Filtering options

 Home

The options in this table affect the way that the program filters the input data. Some of the options provide direct control over which samples and SNPs get included in the analysis, while others set rules for how the program should behave when faced with certain filtering choices. These options are designed to make filtering more flexible, so that it is easy to apply any desired set of filters to a single underlying genotype file.

Some of these options apply to the dataset as a whole while others apply only to specific panels. The flag name for each panel-specific option ends in the command-line symbol for the file on which it operates; e.g., to exclude SNPs from the -g file you should use -exclude_snps_g, and to exclude SNPs from the -g_ref file you should use -exclude_snps_g_ref.

Flag Default Description
-filt_rules_l <str> <str> ... none This option provides flexible variant filtering in the reference panel via "filter rules", which are based on annotation columns in a -l file. Each column should be labeled by a contiguous string (no whitespace) describing its contents. For example, the Example/ directory in the software download packages includes a file named example.chr22.1kG.annot.legend that contains columns named eur.maf and afr.maf.

To filter variants based on the numeric annotation values in the -l file, you should combine a column string with a cutoff value and one of these six comparison operators: < <= > >= == != . For example, writing -filt_rules_l 'eur.maf<0.05' on the command line would tell the program to remove any variants with eur.maf values less than 0.05 from the reference panel. You can include an arbitrary number of filtering strings after the -filt_rules_l option, in which case the filtering conditions will be applied in 'or' fashion: if any condition is true, the variant will be removed.

It is very important that you enclose each filtering string in single quotes, as shown above. Otherwise, the command-line environment may interpret symbols like < and > as linux redirection operators. There should be no white space within the single quotes.

You can develop annotations yourself and add them to the -l file, or you can use the annotations that we provide in some of our reference download packages. For example, we have included continent-level minor allele frequencies in the legend files for the 1,000 Genomes Phase 1 integrated variant reference panel.

For an illustration of using -filt_rules_l in practice, see this example command.
-exclude_snps_g <file> none List of SNPs to exclude from the -g file. The list should take the form of a single column of identifiers in a text file. The SNPs can be identified by their SNP IDs (first column of -g file), their rsIDs (second column of -g file), or their base pair positions (third column of -g file). Excluded SNPs will be treated as if they had not been present in the genotypes file, and they will not be shown in the output unless you use the -impute_excluded option.
-exclude_snps_g_ref <file> none Same as -exclude_snps_g, but applies to the -g_ref file.
-impute_excluded Specifies that SNPs excluded from the study dataset via the -exclude_snps_g option should be imputed and included in the output file. When this flag is not activated, excluded SNPs are simply ignored.
-include_snps <file> none List of reference-panel-only SNPs to impute. If you do not want the program to impute all of the reference SNPs in the region you are analyzing, you can use this list to specify a subset of SNPs to impute; all other SNPs will be ignored unless they have data in the -g file. The list should take the form of a single column of identifiers in a text file. The SNPs can be identified by their SNP IDs (first column of -g_ref file), their rsIDs (second column of -g_ref file or first column of -l file), or their base pair positions (third column of -g_ref file or second column of -l file).

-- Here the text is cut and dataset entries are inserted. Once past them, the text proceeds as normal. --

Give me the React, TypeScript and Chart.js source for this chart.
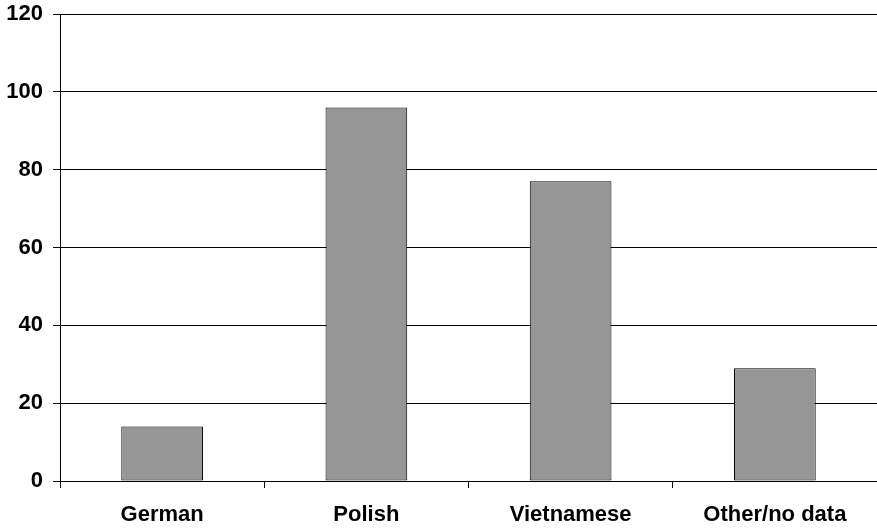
import React, { useEffect, useRef } from "react";
import { Chart, registerables } from "chart.js";

Chart.register(...registerables);

const categories = ["German", "Polish", "Vietnamese", "Other/no data"];
const values = [14, 96, 77, 29];
const yTicks = [0, 20, 40, 60, 80, 100, 120];

const FONT = { family: "'Liberation Sans', Arial, sans-serif", size: 22, weight: "bold" as const };

export default function App() {
  const ref = useRef<HTMLCanvasElement | null>(null);
  useEffect(() => {
    document.body.style.margin = "0";
    const ctx = ref.current!;
    const chart = new Chart(ctx, {
      type: "bar",
      data: {
        labels: categories,
        datasets: [
          {
            data: values,
            backgroundColor: "#969696",
            borderColor: "#000000",
            borderWidth: 1,
            borderSkipped: false,
            barPercentage: 0.4,
            categoryPercentage: 1,
          },
        ],
      },
      options: {
        animation: false,
        responsive: false,
        maintainAspectRatio: false,
        layout: { padding: { top: 14, right: 0, left: 0, bottom: 0 } },
        plugins: { legend: { display: false }, tooltip: { enabled: false } },
        scales: {
          x: {
            grid: {
              offset: true,
              drawOnChartArea: false,
              drawTicks: true,
              tickLength: 7,
              color: "#000000",
            },
            border: { display: true, color: "#000000" },
            ticks: {
              color: "#000000",
              font: FONT,
              padding: 14,
              maxRotation: 0,
            },
            afterFit: (scale: any) => {
              scale.height = 47;
              scale.paddingLeft = 0;
              scale.paddingRight = 0;
            },
          },
          y: {
            min: 0,
            max: 120,
            afterBuildTicks: (scale: any) => {
              scale.ticks = yTicks.map((v) => ({ value: v }));
            },
            grid: { color: "#000000", tickLength: 7, lineWidth: 1 },
            border: { display: true, color: "#000000" },
            ticks: {
              color: "#000000",
              font: FONT,
              padding: 10,
            },
            afterFit: (scale: any) => {
              scale.width = 60;
              scale.paddingTop = 0;
              scale.paddingBottom = 0;
            },
          },
        },
      },
    });
    return () => chart.destroy();
  }, []);
  return (
    <div style={{ position: "absolute", left: 0, top: 0, width: 877, height: 528 }}>
      <canvas ref={ref} width={877} height={528} />
    </div>
  );
}
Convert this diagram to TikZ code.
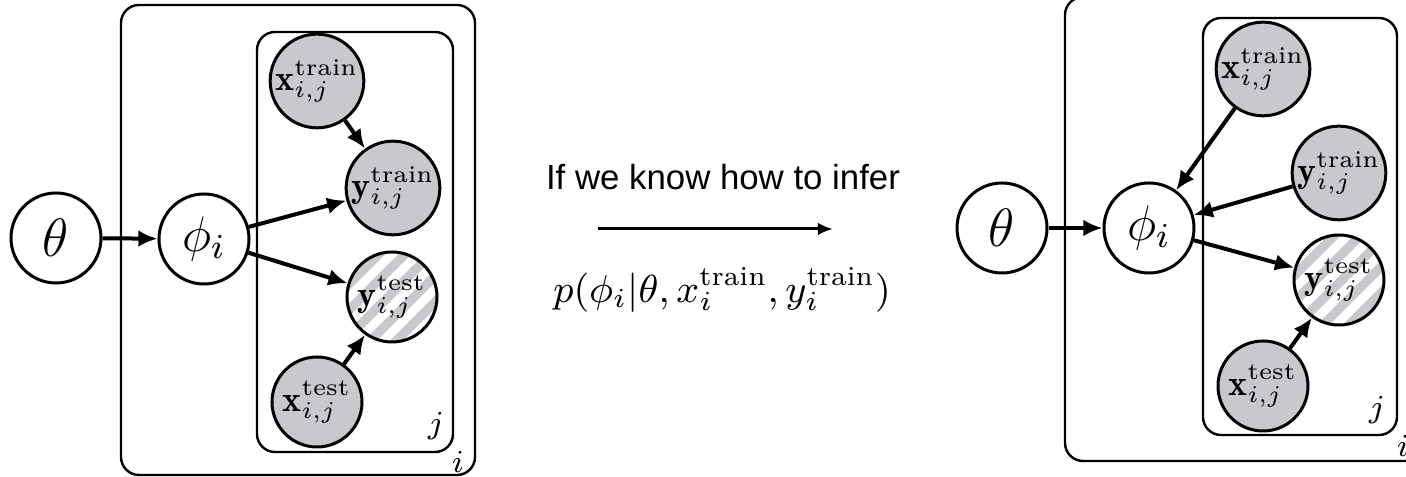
\RequirePackage{fix-cm}
\documentclass[tikz,border=0pt]{standalone}
\usepackage{fontspec}
\newfontfamily\sanslib{Liberation Sans}
\usetikzlibrary{arrows.meta,patterns.meta}
\definecolor{obsgray}{RGB}{200,201,205}
\tikzset{
  var/.style={circle,draw,line width=0.75pt,minimum size=22.5pt,inner sep=0pt,fill=white,font=\fontsize{9}{10}\selectfont},
  thetavar/.style={var,font=\fontsize{13.5}{15}\selectfont},
  phivar/.style={var,font=\fontsize{12.5}{14}\selectfont},
  obs/.style={var,fill=obsgray},
  hatched/.style={circle,draw,line width=0.75pt,minimum size=22.5pt,inner sep=0pt,font=\fontsize{9}{10}\selectfont,
    preaction={fill=white},
    preaction={pattern={Lines[angle=45,distance=4.6pt,line width=2.3pt]},pattern color=obsgray}},
  plate/.style={draw,line width=0.6pt,rounded corners=4.5pt},
  platelbl/.style={inner sep=0pt,font=\fontsize{8}{9}\selectfont},
  edge/.style={line width=1pt,-{Latex[length=4.8pt,width=4.2pt]}},
  infer/.style={line width=0.75pt,-{Latex[length=3.8pt,width=3.2pt]}},
}
\begin{document}
\begin{tikzpicture}[x=0.25pt,y=-0.25pt]
\useasboundingbox (0,0) rectangle (1406,477);
\clip (0,0) rectangle (1406,477);
% ---------- left model ----------
\draw[plate] (121,5) rectangle (475,475);
\draw[plate] (257,32) rectangle (453,452);
\node[platelbl] (jL) at (436,426) {$j$};
\node[platelbl] (iL) at (458,462) {$i$};
\node[thetavar] (thL) at (56,238) {$\theta$};
\node[phivar] (phL) at (204,239) {$\phi_i$};
\node[obs] (xtrL) at (317,81) {$\mathbf{x}^{\mathrm{train}}_{i,j}$};
\node[obs] (ytrL) at (393,188) {$\mathbf{y}^{\mathrm{train}}_{i,j}$};
\node[hatched] (yteL) at (392,297) {$\mathbf{y}^{\mathrm{test}}_{i,j}$};
\node[obs] (xteL) at (317,402) {$\mathbf{x}^{\mathrm{test}}_{i,j}$};
\draw[edge] (thL) -- (phL);
\draw[edge] (phL) -- (ytrL);
\draw[edge] (phL) -- (yteL);
\draw[edge] (xtrL) -- (ytrL);
\draw[edge] (xteL) -- (yteL);
% ---------- middle ----------
\node[font=\sanslib\fontsize{8.7}{10}\selectfont] (txt) at (723,177) {If we know how to infer};
\coordinate (as) at (598,229);
\coordinate (ae) at (833,229);
\draw[infer] (as) -- (ae);
\node[font=\fontsize{9.8}{11}\selectfont] (post) at (722,290) {$p(\phi_i|\theta,x_i^{\mathrm{train}},y_i^{\mathrm{train}})$};
% ---------- right model ----------
\draw[plate] (1065,-3) rectangle (1425,461);
\draw[plate] (1203,18) rectangle (1397,435);
\node[platelbl] (jR) at (1377,410) {$j$};
\node[platelbl] (iR) at (1403,446) {$i$};
\node[thetavar] (thR) at (1002,228) {$\theta$};
\node[phivar] (phR) at (1149,228) {$\phi_i$};
\node[obs] (xtrR) at (1263,69) {$\mathbf{x}^{\mathrm{train}}_{i,j}$};
\node[obs] (ytrR) at (1339,173) {$\mathbf{y}^{\mathrm{train}}_{i,j}$};
\node[hatched] (yteR) at (1339,280) {$\mathbf{y}^{\mathrm{test}}_{i,j}$};
\node[obs] (xteR) at (1263,386) {$\mathbf{x}^{\mathrm{test}}_{i,j}$};
\draw[edge] (thR) -- (phR);
\draw[edge] (xtrR) -- (phR);
\draw[edge] (ytrR) -- (phR);
\draw[edge] (phR) -- (yteR);
\draw[edge] (xteR) -- (yteR);
\end{tikzpicture}
\end{document}
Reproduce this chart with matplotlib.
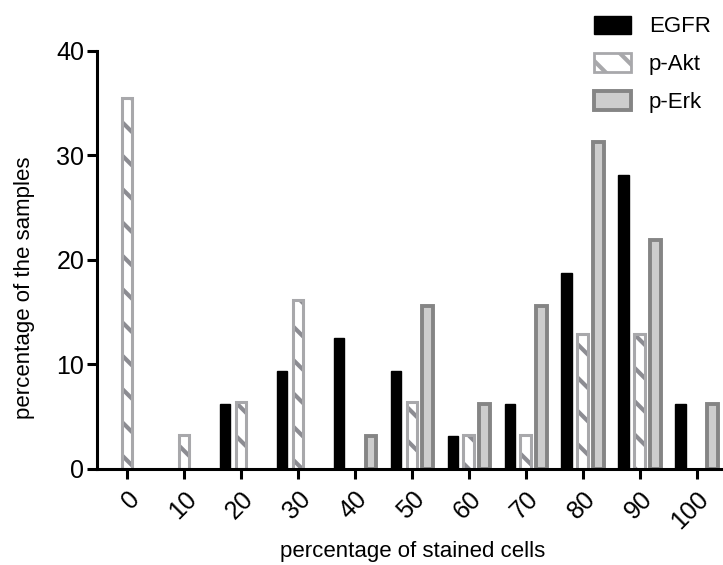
import numpy as np
import matplotlib
matplotlib.use("Agg")
import matplotlib.pyplot as plt
from matplotlib.patches import Patch

plt.rcParams['font.family'] = ['Liberation Sans', 'DejaVu Sans']
plt.rcParams['hatch.linewidth'] = 3.0

categories = ['0', '10', '20', '30', '40', '50', '60', '70', '80', '90', '100']
egfr = [0, 0, 6.25, 9.375, 12.5, 9.375, 3.125, 6.25, 18.75, 28.125, 6.25]
pakt = [35.48, 3.23, 6.45, 16.13, 0, 6.45, 3.23, 3.23, 12.90, 12.90, 0]
perk = [0, 0, 0, 0, 3.125, 15.625, 6.25, 15.625, 31.25, 21.875, 6.25]

x = np.arange(len(categories))
off = 0.28
w = 0.19


def nonzero(vals):
    # skip empty bins so no flat outline shows on the axis
    idx = [i for i, v in enumerate(vals) if v > 0]
    return np.array(idx), [vals[i] for i in idx]


W, H = 723, 565
fig = plt.figure(figsize=(W / 100, H / 100), dpi=100)
ax = fig.add_axes([0.134, 0.170, 0.866, 0.740])

# EGFR - solid black
xi, v = nonzero(egfr)
ax.bar(xi - off, v, w, color='black', edgecolor='black', linewidth=1)
# p-Akt - white with grey diagonal stripes
xi, v = nonzero(pakt)
ax.bar(xi, v, w, color='white', edgecolor='#8c8c92', hatch='\\', linewidth=0)
ax.bar(xi, v, w, fill=False, edgecolor='#a8a8ab', linewidth=2.2)
# p-Erk - light grey with darker border
xi, v = nonzero(perk)
ax.bar(xi + off, v, w, color='#cdcdcd', edgecolor='#858585', linewidth=2.8)

ax.set_xlim(-0.53, 10.46)
ax.set_ylim(0, 40)
ax.set_yticks([0, 10, 20, 30, 40])
ax.set_xticks(x)
ax.set_xticklabels(categories, rotation=45, ha='right', va='top', rotation_mode='anchor')

ax.spines['top'].set_visible(False)
ax.spines['right'].set_visible(False)
ax.spines['left'].set_linewidth(2.2)
ax.spines['bottom'].set_linewidth(2.2)
ax.tick_params(axis='both', direction='out', length=7, width=2.2, labelsize=18)
ax.tick_params(axis='x', pad=6)
ax.tick_params(axis='y', pad=2)

# axis titles placed in figure pixels
fig.text(413 / W, 1 - 552 / H, 'percentage of stained cells', fontsize=16,
         ha='center', va='center')
fig.text(25 / W, 1 - 288 / H, 'percentage of the samples', fontsize=16,
         ha='center', va='center', rotation=90)

handles = [
    Patch(facecolor='black', edgecolor='black', label='EGFR'),
    Patch(facecolor='white', edgecolor='#a8a8ab', hatch='\\', linewidth=2, label='p-Akt'),
    Patch(facecolor='#cdcdcd', edgecolor='#858585', linewidth=2.8, label='p-Erk'),
]
leg = fig.legend(handles=handles, loc='upper left', bbox_to_anchor=(0.80, 1.0),
                 frameon=False, fontsize=16, handlelength=1.67, handleheight=0.9,
                 labelspacing=0.72, handletextpad=0.8, borderaxespad=0.3)

fig.savefig('out.png', dpi=100)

This option does not have any effect on SNPs in the -g file.
-sample_g <file> none File of sample IDs for the individuals in the -g file; should follow the format described here. Only the first two columns are necessary, but they must be present and labeled "ID_1" and "ID_2".

NOTE: Currently, the only reason to provide a sample file is if you want to exclude some individuals via the -exclude_samples_g option, or if you are analyzing chromosome X data via the -chrX option.
-sample_g_ref <file> none Same as -sample_g, but applies to the -g_ref file.
-exclude_samples_g <file> none List of samples to exclude from the -g file. The list should take the form of a single column of identifiers in a text file. The samples can be identified by the IDs in either of the first two columns of the -sample_g file, which is REQUIRED if you want to use this option. Excluded samples will be treated as if they had not been present in the genotypes file, and the program will re-print the original sample list, minus the excluded samples, to a file named "[-o]_samples", where -o is the name of the main output file.

NOTE: Part of the IMPUTE2 algorithm involves pooling information across the individuals in your study dataset. Samples with systematically aberrant genotypes (due, e.g., to degraded assay DNA) can confuse this part of the model; you should take care to identify such samples ahead of time and exclude them either manually or with this option.
-exclude_samples_g_ref <file> none Same as -exclude_samples_g, but applies to the -g_ref file. One difference is that the program will not print a filtered list of -g_ref samples like the one that gets printed with -exclude_samples_g.